= WHAT THE EXERCISE ASKS =
Provide the data again in its entirety, exactly as given.
━━━ DATA BLOCK ━━━
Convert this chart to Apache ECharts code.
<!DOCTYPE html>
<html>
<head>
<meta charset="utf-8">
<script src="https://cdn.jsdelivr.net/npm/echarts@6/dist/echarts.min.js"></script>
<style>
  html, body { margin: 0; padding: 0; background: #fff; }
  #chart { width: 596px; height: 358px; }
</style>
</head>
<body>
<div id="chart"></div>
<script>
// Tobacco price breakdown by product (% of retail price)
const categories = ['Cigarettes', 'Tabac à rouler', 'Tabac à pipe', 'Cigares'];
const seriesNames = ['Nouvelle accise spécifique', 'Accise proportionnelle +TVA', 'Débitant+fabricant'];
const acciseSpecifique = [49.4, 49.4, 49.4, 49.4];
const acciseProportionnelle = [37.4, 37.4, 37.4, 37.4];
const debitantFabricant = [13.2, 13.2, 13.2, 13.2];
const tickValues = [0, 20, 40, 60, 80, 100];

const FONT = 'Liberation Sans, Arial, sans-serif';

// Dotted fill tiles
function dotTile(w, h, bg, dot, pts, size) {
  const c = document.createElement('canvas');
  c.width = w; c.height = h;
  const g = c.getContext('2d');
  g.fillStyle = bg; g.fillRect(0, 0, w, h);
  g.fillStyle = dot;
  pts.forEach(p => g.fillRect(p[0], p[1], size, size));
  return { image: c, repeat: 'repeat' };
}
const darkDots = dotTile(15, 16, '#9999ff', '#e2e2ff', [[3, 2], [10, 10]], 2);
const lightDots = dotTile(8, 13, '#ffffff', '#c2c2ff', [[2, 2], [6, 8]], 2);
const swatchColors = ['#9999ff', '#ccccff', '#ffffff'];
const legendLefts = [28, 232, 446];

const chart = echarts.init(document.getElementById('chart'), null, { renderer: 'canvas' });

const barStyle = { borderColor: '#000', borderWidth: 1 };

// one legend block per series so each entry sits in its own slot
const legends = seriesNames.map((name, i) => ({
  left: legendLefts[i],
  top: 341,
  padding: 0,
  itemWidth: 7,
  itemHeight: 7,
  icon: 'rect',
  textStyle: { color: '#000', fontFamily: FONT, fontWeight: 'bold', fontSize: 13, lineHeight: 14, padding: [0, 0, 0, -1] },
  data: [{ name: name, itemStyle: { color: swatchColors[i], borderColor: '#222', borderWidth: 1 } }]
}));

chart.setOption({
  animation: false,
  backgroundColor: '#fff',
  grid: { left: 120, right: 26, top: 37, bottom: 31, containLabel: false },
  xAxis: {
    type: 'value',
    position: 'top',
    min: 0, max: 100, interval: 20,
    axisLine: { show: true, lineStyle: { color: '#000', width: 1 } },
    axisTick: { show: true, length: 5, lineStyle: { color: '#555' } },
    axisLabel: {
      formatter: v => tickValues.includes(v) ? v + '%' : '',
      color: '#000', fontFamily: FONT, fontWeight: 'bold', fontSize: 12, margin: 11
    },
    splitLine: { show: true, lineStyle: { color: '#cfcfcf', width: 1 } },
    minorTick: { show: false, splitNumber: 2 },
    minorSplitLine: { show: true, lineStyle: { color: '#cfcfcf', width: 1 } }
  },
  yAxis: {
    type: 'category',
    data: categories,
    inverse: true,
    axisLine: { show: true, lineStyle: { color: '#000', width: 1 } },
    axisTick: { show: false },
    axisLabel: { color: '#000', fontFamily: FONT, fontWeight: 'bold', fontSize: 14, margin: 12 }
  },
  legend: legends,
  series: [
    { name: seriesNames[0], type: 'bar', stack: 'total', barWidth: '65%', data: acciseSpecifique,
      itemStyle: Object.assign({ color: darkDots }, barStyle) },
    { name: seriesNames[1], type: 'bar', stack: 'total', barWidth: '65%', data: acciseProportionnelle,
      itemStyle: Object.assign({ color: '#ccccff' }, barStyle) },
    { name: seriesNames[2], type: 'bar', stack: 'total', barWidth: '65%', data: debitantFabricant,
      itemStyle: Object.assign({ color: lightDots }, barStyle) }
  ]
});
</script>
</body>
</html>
━━━
= ANSWER FOR THE TASK =
Convert this chart to Apache ECharts code.
<!DOCTYPE html>
<html>
<head>
<meta charset="utf-8">
<script src="https://cdn.jsdelivr.net/npm/echarts@6/dist/echarts.min.js"></script>
<style>
  html, body { margin: 0; padding: 0; background: #fff; }
  #chart { width: 596px; height: 358px; }
</style>
</head>
<body>
<div id="chart"></div>
<script>
// Tobacco price breakdown by product (% of retail price)
const categories = ['Cigarettes', 'Tabac à rouler', 'Tabac à pipe', 'Cigares'];
const seriesNames = ['Nouvelle accise spécifique', 'Accise proportionnelle +TVA', 'Débitant+fabricant'];
const acciseSpecifique = [49.4, 49.4, 49.4, 49.4];
const acciseProportionnelle = [37.4, 37.4, 37.4, 37.4];
const debitantFabricant = [13.2, 13.2, 13.2, 13.2];
const tickValues = [0, 20, 40, 60, 80, 100];

const FONT = 'Liberation Sans, Arial, sans-serif';

// Dotted fill tiles
function dotTile(w, h, bg, dot, pts, size) {
  const c = document.createElement('canvas');
  c.width = w; c.height = h;
  const g = c.getContext('2d');
  g.fillStyle = bg; g.fillRect(0, 0, w, h);
  g.fillStyle = dot;
  pts.forEach(p => g.fillRect(p[0], p[1], size, size));
  return { image: c, repeat: 'repeat' };
}
const darkDots = dotTile(15, 16, '#9999ff', '#e2e2ff', [[3, 2], [10, 10]], 2);
const lightDots = dotTile(8, 13, '#ffffff', '#c2c2ff', [[2, 2], [6, 8]], 2);
const swatchColors = ['#9999ff', '#ccccff', '#ffffff'];
const legendLefts = [28, 232, 446];

const chart = echarts.init(document.getElementById('chart'), null, { renderer: 'canvas' });

const barStyle = { borderColor: '#000', borderWidth: 1 };

// one legend block per series so each entry sits in its own slot
const legends = seriesNames.map((name, i) => ({
  left: legendLefts[i],
  top: 341,
  padding: 0,
  itemWidth: 7,
  itemHeight: 7,
  icon: 'rect',
  textStyle: { color: '#000', fontFamily: FONT, fontWeight: 'bold', fontSize: 13, lineHeight: 14, padding: [0, 0, 0, -1] },
  data: [{ name: name, itemStyle: { color: swatchColors[i], borderColor: '#222', borderWidth: 1 } }]
}));

chart.setOption({
  animation: false,
  backgroundColor: '#fff',
  grid: { left: 120, right: 26, top: 37, bottom: 31, containLabel: false },
  xAxis: {
    type: 'value',
    position: 'top',
    min: 0, max: 100, interval: 20,
    axisLine: { show: true, lineStyle: { color: '#000', width: 1 } },
    axisTick: { show: true, length: 5, lineStyle: { color: '#555' } },
    axisLabel: {
      formatter: v => tickValues.includes(v) ? v + '%' : '',
      color: '#000', fontFamily: FONT, fontWeight: 'bold', fontSize: 12, margin: 11
    },
    splitLine: { show: true, lineStyle: { color: '#cfcfcf', width: 1 } },
    minorTick: { show: false, splitNumber: 2 },
    minorSplitLine: { show: true, lineStyle: { color: '#cfcfcf', width: 1 } }
  },
  yAxis: {
    type: 'category',
    data: categories,
    inverse: true,
    axisLine: { show: true, lineStyle: { color: '#000', width: 1 } },
    axisTick: { show: false },
    axisLabel: { color: '#000', fontFamily: FONT, fontWeight: 'bold', fontSize: 14, margin: 12 }
  },
  legend: legends,
  series: [
    { name: seriesNames[0], type: 'bar', stack: 'total', barWidth: '65%', data: acciseSpecifique,
      itemStyle: Object.assign({ color: darkDots }, barStyle) },
    { name: seriesNames[1], type: 'bar', stack: 'total', barWidth: '65%', data: acciseProportionnelle,
      itemStyle: Object.assign({ color: '#ccccff' }, barStyle) },
    { name: seriesNames[2], type: 'bar', stack: 'total', barWidth: '65%', data: debitantFabricant,
      itemStyle: Object.assign({ color: lightDots }, barStyle) }
  ]
});
</script>
</body>
</html>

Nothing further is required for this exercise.